Contramar is the kind of place that makes one feel classier simply for patronizing it. The restaurant does its best to transport its customers to the sea via a subtle aesthetic that hints at water and beach. Bright white sheets top the outdoor wicker seats and tables. Ultramarine blue coats the restaurant’s facade while a striped blue and white awning hangs overhead. Eating at Contramar evokes sitting on the deck of a tasteful cruise ship.

But it’s not the decor that attracts the throngs of people to Contramar. Nor, as far as I can tell, is it the wide selection of plates on the restaurant’s menu. The majority of people go to Contramar for its famous tostadas de atún. The tostadas are deceptively simple: a deep-fried tortilla topped with cuts of raw tuna, a chipotle aioli, fried leeks and slices of avocado. The end result is a dish so good that one immediately considers buying a second serving moments after beginning the first. It’s a culinary experience that one does not want to finish. The crisp tortilla sticks to the bottom of the barely moist tuna, lending a satisfying crunch to the end of each bite. The quality of the ingredients is unmatched; the tostadas boast the freshest tuna one will find in D.F.
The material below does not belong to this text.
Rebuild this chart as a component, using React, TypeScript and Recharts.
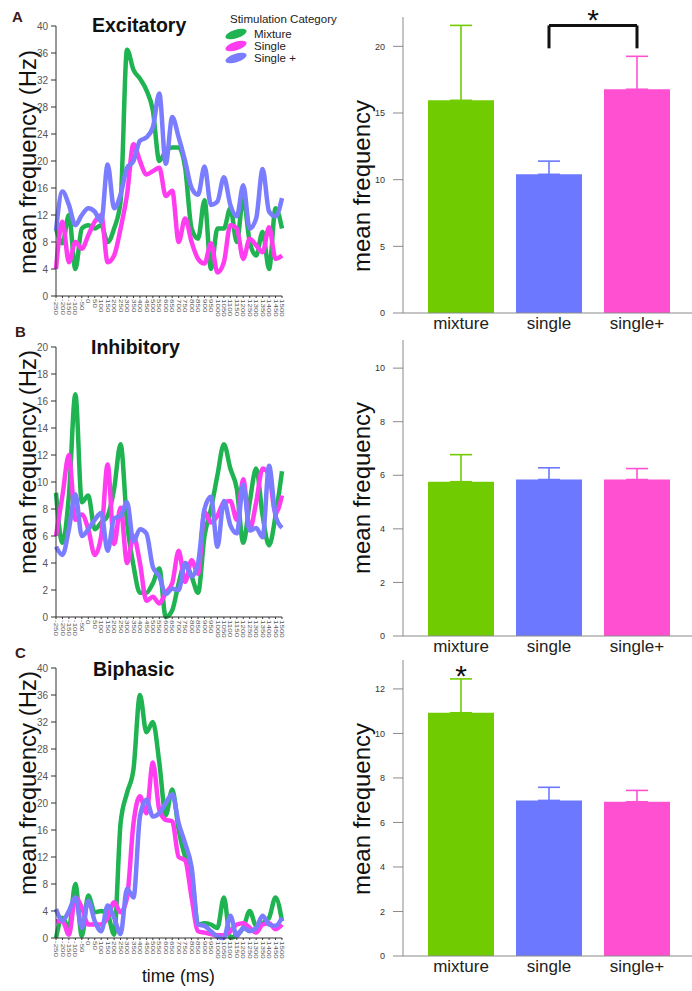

Lety’s Sopa de Medula and Tlacoyo

On par with Lety’s more famous sopa de hongos is its equally delicious sopa de medula, or bone marrow soup. The stock is a medium-thick beef broth filled with floating onions grilled to the point of transparency. The medula itself hangs like a flaccid squid tentacle off one’s spoon and melts in one’s mouth with the consistency of slightly overdone gnocchi. Bone marrow humbly absorbs flavor more readily than meaty tissue, so expect the boiled beef bone to taste heavily of onions. The dish, served steaming hot in a traditional ceramic bowl, warms one’s stomach, a welcome relief in the cold mountain air at 10,000 feet of elevation.

Once the medula has vanished, I order a tlacoyo. The dish is similar to a huarache in that it features a masa patty stuffed and topped with ingredients. But while garden-variety huaraches usually boast only a few ingredients, tlacoyos at Lety bulge and sag with goodies. Requesón, a ricotta-like, mild, soft cheese stuffs the interior blue corn pocket. Sauteéd nopales and onions mingle with queso fresco and cilantro atop the tlacoyo’s exterior. The patty is grilled, not fried, with a slightly charred exterior that gives way to a softer, doughy masa texture within.